--- INSTRUCTIONS TO FOLLOW ---
Produce a word-for-word copy of the listing below without its pictures.

--------------------

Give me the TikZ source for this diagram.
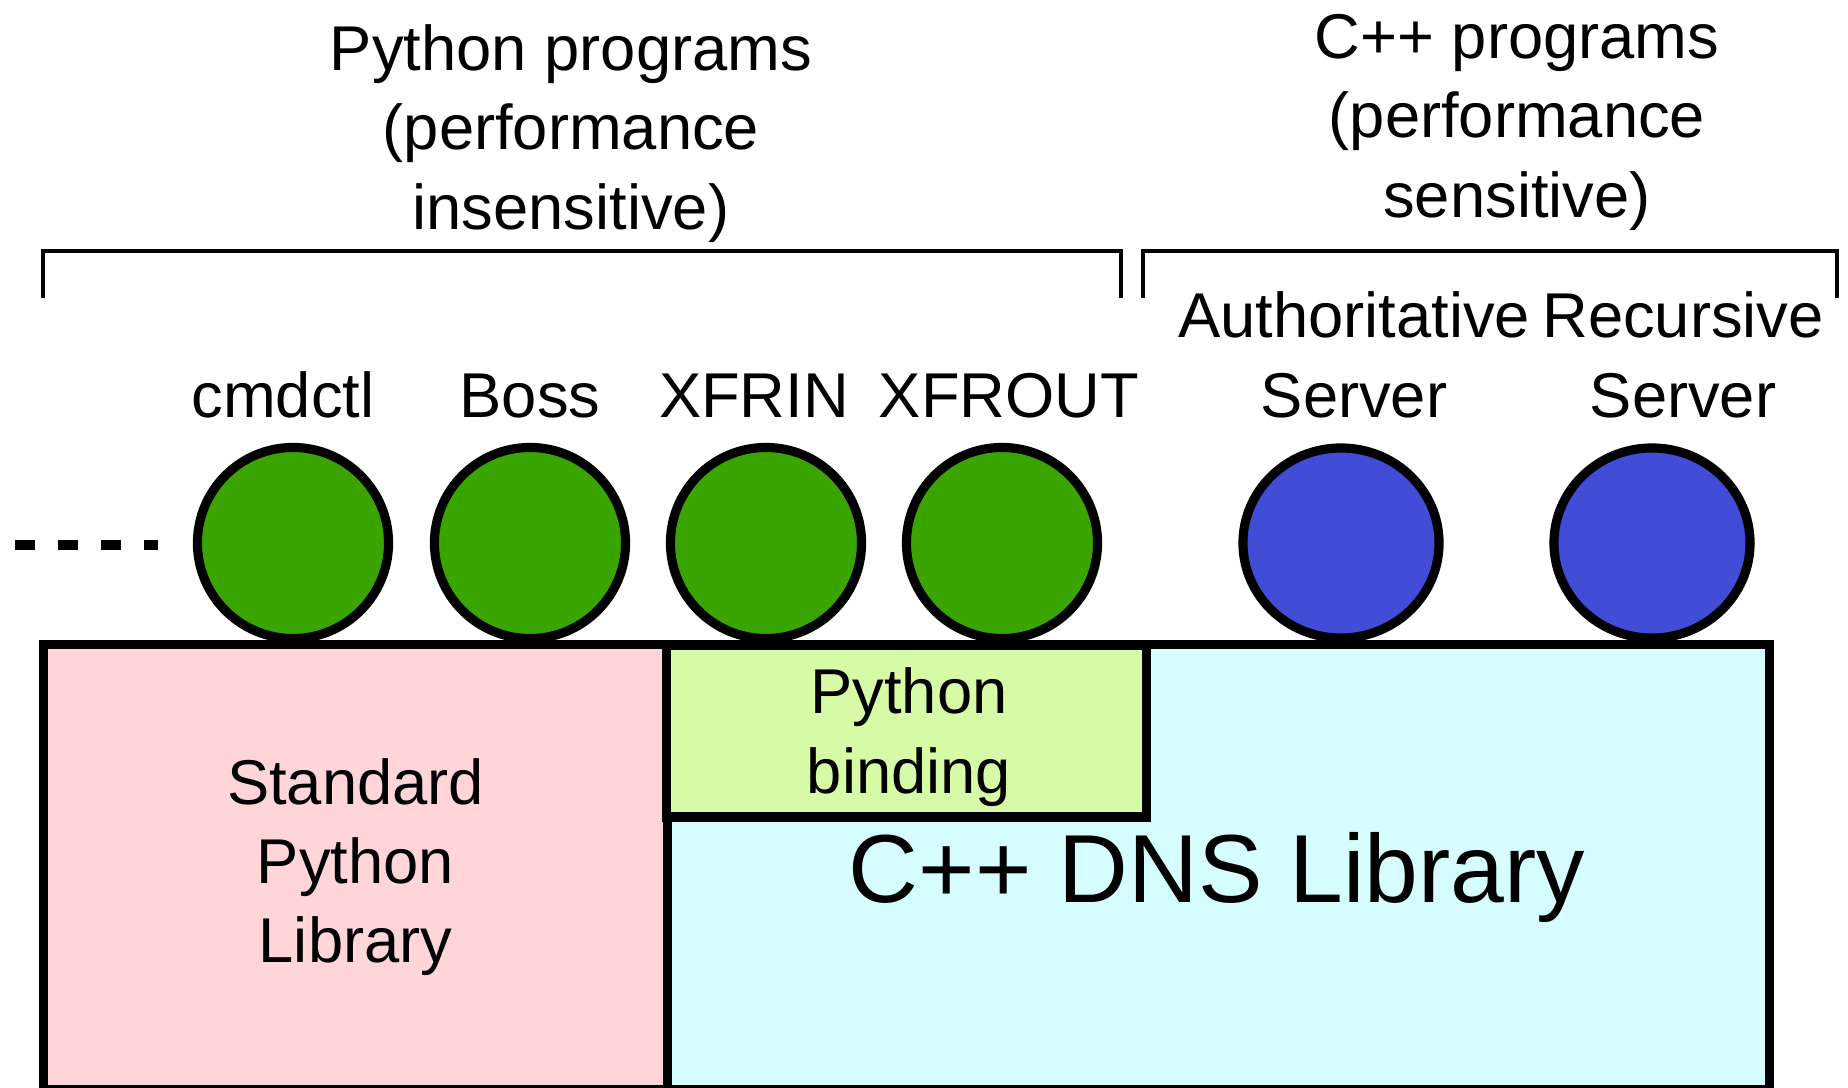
\documentclass[tikz,border=0pt]{standalone}
\usepackage{fontspec}
\setmainfont{Liberation Sans}
\usetikzlibrary{shapes.geometric}

\definecolor{pygreen}{RGB}{58,165,0}
\definecolor{cxxblue}{RGB}{65,77,214}
\definecolor{libpink}{RGB}{255,213,216}
\definecolor{bindgreen}{RGB}{214,250,166}
\definecolor{libcyan}{RGB}{213,252,255}

\begin{document}
\begin{tikzpicture}[
    x=0.01cm, y=-0.01cm,
    txt/.style={align=center, inner sep=0pt, font=\fontsize{18}{22.5}\selectfont},
    pyproc/.style={draw, circle, line width=2.6pt, fill=pygreen, minimum size=1.91cm, inner sep=0pt},
    cxxproc/.style={draw, ellipse, line width=2.6pt, fill=cxxblue, minimum width=1.96cm,
                    minimum height=1.9cm, inner sep=0pt},
    libbox/.style={draw, rectangle, line width=2.6pt, inner sep=0pt, align=center,
                   font=\fontsize{18}{22.5}\selectfont},
    brk/.style={line width=1pt},
    elided/.style={line width=2.8pt, dash pattern=on 0.2cm off 0.23cm},
]
\useasboundingbox (0,0) rectangle (1848,1087);

% Group headings (base = last line)
\node[txt, anchor=base] (pyhead) at (571,229) {Python programs\\(performance\\insensitive)};
\node[txt, anchor=base] (cxxhead) at (1517,217) {C++ programs\\(performance\\sensitive)};

% Brackets under the headings
\draw[brk] (43,298) |- (1121,251) -- (1121,298);
\draw[brk] (1143,298) |- (1837,251) -- (1837,298);

% Python processes
\foreach \id/\txt/\cx/\lx in {cmdctl/cmdctl/293/283, boss/Boss/530/530,
                              xfrin/XFRIN/766/754, xfrout/XFROUT/1002/1009} {
    \node[pyproc] (\id) at (\cx,543) {};
    \node[txt, anchor=base] (\id-lbl) at (\lx,417) {\txt};
}

% C++ processes
\node[cxxproc] (auth) at (1341,543) {};
\node[cxxproc] (recurse) at (1652,543) {};
\node[txt, anchor=base] (auth-lbl) at (1354,417) {Authoritative\\Server};
\node[txt, anchor=base] (recurse-lbl) at (1683,417) {Recursive\\Server};

% More processes to the left
\coordinate (moreL) at (15,545);
\coordinate (moreR) at (158,545);
\draw[elided] (moreL) -- (moreR);

% Libraries
\node[libbox, fill=libcyan, minimum width=11.02cm, minimum height=4.44cm] (cxxlib) at (1218,867) {};
\node[libbox, fill=libpink, minimum width=6.23cm, minimum height=4.44cm] (pylib) at (355.5,867)
    {Standard\\Python\\Library};
\node[libbox, fill=bindgreen, minimum width=4.79cm, minimum height=1.72cm] (binding) at (906.5,731) {};
\node[txt, anchor=base] (binding-lbl) at (909,793) {Python\\binding};
\node[inner sep=0pt, anchor=base, font=\fontsize{27.5}{33}\selectfont] (cxxlib-lbl) at (1217,902)
    {C++ DNS Library};
\end{tikzpicture}
\end{document}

--------------------

--- TASK SOLUTION ---
Give me the TikZ source for this diagram.
\documentclass[tikz,border=0pt]{standalone}
\usepackage{fontspec}
\setmainfont{Liberation Sans}
\usetikzlibrary{shapes.geometric}

\definecolor{pygreen}{RGB}{58,165,0}
\definecolor{cxxblue}{RGB}{65,77,214}
\definecolor{libpink}{RGB}{255,213,216}
\definecolor{bindgreen}{RGB}{214,250,166}
\definecolor{libcyan}{RGB}{213,252,255}

\begin{document}
\begin{tikzpicture}[
    x=0.01cm, y=-0.01cm,
    txt/.style={align=center, inner sep=0pt, font=\fontsize{18}{22.5}\selectfont},
    pyproc/.style={draw, circle, line width=2.6pt, fill=pygreen, minimum size=1.91cm, inner sep=0pt},
    cxxproc/.style={draw, ellipse, line width=2.6pt, fill=cxxblue, minimum width=1.96cm,
                    minimum height=1.9cm, inner sep=0pt},
    libbox/.style={draw, rectangle, line width=2.6pt, inner sep=0pt, align=center,
                   font=\fontsize{18}{22.5}\selectfont},
    brk/.style={line width=1pt},
    elided/.style={line width=2.8pt, dash pattern=on 0.2cm off 0.23cm},
]
\useasboundingbox (0,0) rectangle (1848,1087);

% Group headings (base = last line)
\node[txt, anchor=base] (pyhead) at (571,229) {Python programs\\(performance\\insensitive)};
\node[txt, anchor=base] (cxxhead) at (1517,217) {C++ programs\\(performance\\sensitive)};

% Brackets under the headings
\draw[brk] (43,298) |- (1121,251) -- (1121,298);
\draw[brk] (1143,298) |- (1837,251) -- (1837,298);

% Python processes
\foreach \id/\txt/\cx/\lx in {cmdctl/cmdctl/293/283, boss/Boss/530/530,
                              xfrin/XFRIN/766/754, xfrout/XFROUT/1002/1009} {
    \node[pyproc] (\id) at (\cx,543) {};
    \node[txt, anchor=base] (\id-lbl) at (\lx,417) {\txt};
}

% C++ processes
\node[cxxproc] (auth) at (1341,543) {};
\node[cxxproc] (recurse) at (1652,543) {};
\node[txt, anchor=base] (auth-lbl) at (1354,417) {Authoritative\\Server};
\node[txt, anchor=base] (recurse-lbl) at (1683,417) {Recursive\\Server};

% More processes to the left
\coordinate (moreL) at (15,545);
\coordinate (moreR) at (158,545);
\draw[elided] (moreL) -- (moreR);

% Libraries
\node[libbox, fill=libcyan, minimum width=11.02cm, minimum height=4.44cm] (cxxlib) at (1218,867) {};
\node[libbox, fill=libpink, minimum width=6.23cm, minimum height=4.44cm] (pylib) at (355.5,867)
    {Standard\\Python\\Library};
\node[libbox, fill=bindgreen, minimum width=4.79cm, minimum height=1.72cm] (binding) at (906.5,731) {};
\node[txt, anchor=base] (binding-lbl) at (909,793) {Python\\binding};
\node[inner sep=0pt, anchor=base, font=\fontsize{27.5}{33}\selectfont] (cxxlib-lbl) at (1217,902)
    {C++ DNS Library};
\end{tikzpicture}
\end{document}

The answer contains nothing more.